Astronauts aboard the International Space Station (ISS) are
gearing up for a crewmember exchange that will begin with the arrival of three
new spaceflyers at the orbital lab next week.
Russian cosmonauts Sergei Volkov and Oleg Kononenko, as well
as South Korea's first astronaut, So-yeon Yi, are slated to launch April 8 at
7:16 a.m. ET (1116 GMT) aboard their Soyuz TMA-12 spacecraft from the Baikonur Cosmodrome,
a Central Asian spaceport in Kazakhstan. They plan to dock at the ISS April 10.
The crew swap marks the end of the six-month space station Expedition
16, led by commander Peggy Whitson, and the start of Expedition
17, with Volkov as commander.
"Expedition 16 and the upcoming Expedition 17 are truly
an exciting time for the International Space Station program," said Kirk
Shireman, deputy station program manager, in a Wednesday mission briefing.

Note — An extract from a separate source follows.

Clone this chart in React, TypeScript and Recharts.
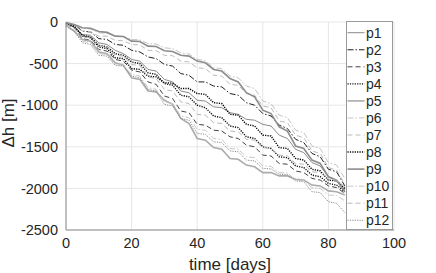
import { CartesianGrid, Legend, Line, LineChart, XAxis, YAxis } from "recharts";

// sampling grid (days)
const days = [
  0, 2.5, 5, 7.5, 10, 12.5, 15, 17.5, 20, 22.5, 25, 27.5, 30, 32.5, 35, 37.5,
  40, 42.5, 45, 47.5, 50, 52.5, 55, 57.5, 60, 62.5, 65, 67.5, 70, 72.5, 75,
  77.5, 80, 82.5, 85,
];

const p1 = [-20, -60, -150, -160, -250, -270, -340, -380, -450, -470, -570, -590, -690, -720, -830, -850, -940, -950, -1020, -1030, -1090, -1110, -1170, -1180, -1230, -1250, -1360, -1400, -1530, -1570, -1690, -1730, -1860, -1900, -2020];
const p2 = [-10, -30, -110, -120, -200, -210, -270, -280, -340, -360, -420, -440, -510, -530, -620, -640, -720, -720, -770, -780, -860, -880, -970, -1000, -1100, -1130, -1240, -1280, -1410, -1450, -1580, -1620, -1770, -1800, -1970];
const p3 = [-30, -70, -200, -220, -330, -350, -450, -470, -580, -600, -720, -750, -890, -920, -1070, -1090, -1230, -1240, -1300, -1310, -1380, -1400, -1480, -1500, -1600, -1610, -1700, -1710, -1790, -1810, -1880, -1900, -1970, -1990, -2060];
const p4 = [-20, -60, -160, -180, -280, -300, -380, -400, -480, -500, -610, -630, -740, -760, -880, -900, -1000, -1030, -1130, -1150, -1250, -1270, -1380, -1400, -1500, -1520, -1620, -1630, -1730, -1750, -1840, -1860, -1940, -1960, -2040];
const p5 = [-40, -110, -210, -230, -360, -380, -490, -520, -670, -690, -830, -840, -940, -990, -1160, -1220, -1400, -1420, -1510, -1530, -1640, -1650, -1720, -1740, -1810, -1810, -1850, -1850, -1890, -1900, -1960, -1970, -2030, -2040, -2080];
const p6 = [0, -30, -80, -85, -130, -135, -170, -175, -210, -215, -260, -265, -310, -320, -370, -385, -450, -465, -550, -560, -650, -670, -770, -800, -950, -980, -1120, -1150, -1300, -1330, -1490, -1520, -1690, -1720, -1880];
const p7 = [-20, -40, -110, -115, -170, -170, -220, -225, -270, -275, -340, -345, -400, -405, -470, -480, -550, -560, -640, -650, -750, -760, -860, -880, -1010, -1030, -1190, -1210, -1360, -1390, -1550, -1580, -1750, -1780, -1950];
const p8 = [-10, -50, -170, -190, -300, -320, -430, -440, -560, -570, -650, -660, -730, -735, -800, -800, -860, -870, -970, -980, -1110, -1120, -1230, -1250, -1360, -1370, -1510, -1520, -1640, -1660, -1770, -1790, -1900, -1910, -2000];
const p9 = [-10, -30, -70, -75, -115, -125, -170, -175, -230, -235, -290, -295, -345, -355, -400, -410, -470, -490, -570, -590, -680, -720, -850, -900, -1060, -1100, -1260, -1310, -1490, -1520, -1660, -1700, -1860, -1900, -2040];
const p10 = [-40, -90, -230, -250, -380, -390, -510, -520, -630, -650, -790, -810, -960, -980, -1130, -1150, -1290, -1300, -1400, -1410, -1520, -1530, -1620, -1630, -1730, -1735, -1810, -1815, -1900, -1905, -1990, -2000, -2080, -2085, -2150];
const p11 = [-30, -70, -180, -190, -290, -300, -400, -410, -510, -525, -660, -680, -810, -830, -960, -980, -1110, -1120, -1210, -1220, -1310, -1320, -1410, -1420, -1510, -1520, -1600, -1610, -1700, -1710, -1800, -1810, -1890, -1900, -1980];
const p12 = [-50, -110, -250, -270, -400, -410, -520, -530, -650, -670, -810, -830, -990, -1010, -1160, -1180, -1340, -1350, -1440, -1450, -1550, -1560, -1660, -1670, -1760, -1765, -1830, -1835, -1910, -1920, -2040, -2050, -2160, -2180, -2290];

const xTicks = [0, 20, 40, 60, 80, 100];
const yTicks = [-2500, -2000, -1500, -1000, -500, 0];

const DASHDOT = "6 2 1.5 2";
const DASHED = "5 3";
const DOTTED = "1.2 1.2";

const SERIES = [
  { name: "p1", values: p1, color: "#8a8a8a", width: 1, dash: undefined },
  { name: "p2", values: p2, color: "#222222", width: 1, dash: DASHDOT },
  { name: "p3", values: p3, color: "#444444", width: 1, dash: DASHED },
  { name: "p4", values: p4, color: "#111111", width: 1.4, dash: DOTTED },
  { name: "p5", values: p5, color: "#ababab", width: 1.6, dash: undefined },
  { name: "p6", values: p6, color: "#c4c4c4", width: 1, dash: DASHDOT },
  { name: "p7", values: p7, color: "#bcbcbc", width: 1, dash: DASHED },
  { name: "p8", values: p8, color: "#000000", width: 1.4, dash: DOTTED },
  { name: "p9", values: p9, color: "#8c8c8c", width: 1.6, dash: undefined },
  { name: "p10", values: p10, color: "#c8c8c8", width: 1, dash: DASHDOT },
  { name: "p11", values: p11, color: "#b8b8b8", width: 1, dash: DASHED },
  { name: "p12", values: p12, color: "#8a8a8a", width: 1, dash: DOTTED },
];

const data = days.map((d, i) => {
  const row: Record<string, number> = { day: d };
  SERIES.forEach((s) => {
    row[s.name] = s.values[i];
  });
  return row;
});

const FONT = "'Liberation Sans', Arial, Helvetica, sans-serif";
const TEXT = "#262626";

const renderLegend = () => (
  <svg width={47} height={209} style={{ display: "block" }}>
    <rect x={0.5} y={0.5} width={46} height={208} fill="#fff" stroke="#9a9a9a" />
    {SERIES.map((s, i) => {
      const y = 11.7 + i * 17.05;
      return (
        <g key={s.name}>
          <line
            x1={1.5}
            x2={18.5}
            y1={y}
            y2={y}
            stroke={s.color}
            strokeWidth={s.width}
            strokeDasharray={s.dash}
          />
          <text
            x={20}
            y={y}
            dy="0.36em"
            fontSize={14}
            fontFamily={FONT}
            fill={TEXT}
          >
            {s.name}
          </text>
        </g>
      );
    })}
  </svg>
);

export default function App() {
  return (
    <div style={{ position: "absolute", left: 0, top: 0, background: "#fff" }}>
      <LineChart
        width={436}
        height={273}
        data={data}
        margin={{ top: 22, right: 42, bottom: 0, left: 0 }}
      >
        <CartesianGrid stroke="#e6e6e6" strokeWidth={1} />
        <XAxis
          dataKey="day"
          type="number"
          domain={[0, 100]}
          ticks={xTicks}
          tickLine={false}
          axisLine={{ stroke: "#8c8c8c" }}
          height={43}
          tick={{ fontSize: 14.5, fill: TEXT, fontFamily: FONT }}
          label={{
            value: "time [days]",
            position: "insideBottom",
            offset: 3,
            fontSize: 17,
            fill: TEXT,
            fontFamily: FONT,
          }}
        />
        <YAxis
          type="number"
          domain={[-2500, 0]}
          ticks={yTicks}
          tickLine={false}
          axisLine={{ stroke: "#8c8c8c" }}
          width={66}
          tick={{ fontSize: 14.5, fill: TEXT, fontFamily: FONT }}
          label={{
            value: "Δh [m]",
            angle: -90,
            position: "center",
            dx: -25,
            dy: -3,
            fontSize: 17,
            fill: TEXT,
            fontFamily: FONT,
          }}
        />
        {SERIES.map((s) => (
          <Line
            key={s.name}
            dataKey={s.name}
            type="linear"
            stroke={s.color}
            strokeWidth={s.width}
            strokeDasharray={s.dash}
            dot={false}
            activeDot={false}
            isAnimationActive={false}
          />
        ))}
        <Legend
          layout="vertical"
          align="center"
          verticalAlign="middle"
          content={renderLegend}
          wrapperStyle={{ position: "absolute", left: 346, top: 21, width: 47, height: 209 }}
        />
      </LineChart>
    </div>
  );
}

Volkov and Kononenko, both first-time spaceflyers, will relieve
Whitson and flight engineer Yuri Malenchenko as the space station's core crew
and begin their own six-month mission in orbit. Flight engineer Garrett
Reisman, a NASA astronaut currently aboard the ISS, will also stay on as part
of the Expedition 17 crew.
Yi will visit the orbital outpost for about nine days and
return aboard a Soyuz TMA-11 spacecraft with Whitson and Malenchenko on April
19.
Originally assigned as backup for this mission, Yi was
chosen to replace Seoul's first choice, Ko San, after Moscow rejected
him because he violated reading rules during training. The spaceflight is
the result of a commercial agreement between the government of South Korea and
Russia's Federal Space Agency.
Her trip will make South Korea the world's 35th country and
Asia's sixth to send an astronaut into space.
Expedition 16 was a packed tour aboard the ISS, with five
spacewalks, three visiting shuttle missions and a host of scientific
experiments taking place. The crewmembers helped install the hub-like Harmony
connecting node, the European Columbus laboratory, a small Japanese storage
module, and a new Canadian robot on the space station.
"All of this was done very successfully, very safely,
with very few issues along the way," said Holly Ridings, Expedition 16
lead flight director. "It took a lot of diligence and focus form this
amazing team."
Whitson, the space
station's first female commander, is the first NASA astronaut to take part
in two missions aboard the ISS. Her first stay was as a flight engineer on
2002's Expedition 5.
"A lot of the credit for how well it's gone goes to
commander Peggy Whitson," Ridings said. "She really is the drive and
the force behind all of those things happening on orbit on time and better than
we could ever hope for."
The rookie crew of Expedition 17 has one spacewalk
scheduled. The cosmonauts also plan to help install a new large pressurized module
for the Japanese Kibo laboratory, set to arrive in June, and get the station
ready to host larger six-person crews starting in early 2009.
Though a rookie cosmonaut himself, Volkov has spaceflying in
his blood. His father, Alexander Volkov, was also a cosmonaut, and visited Russia's
Mir space station.
The Expedition 17 crew's arrival will come just five days
after the planned docking tomorrow at 10:40 a.m. ET (1440 GMT) of the Jules
Verne unmanned cargo ship.
"It's a great time to be part of the International
Space Station program," Shireman said.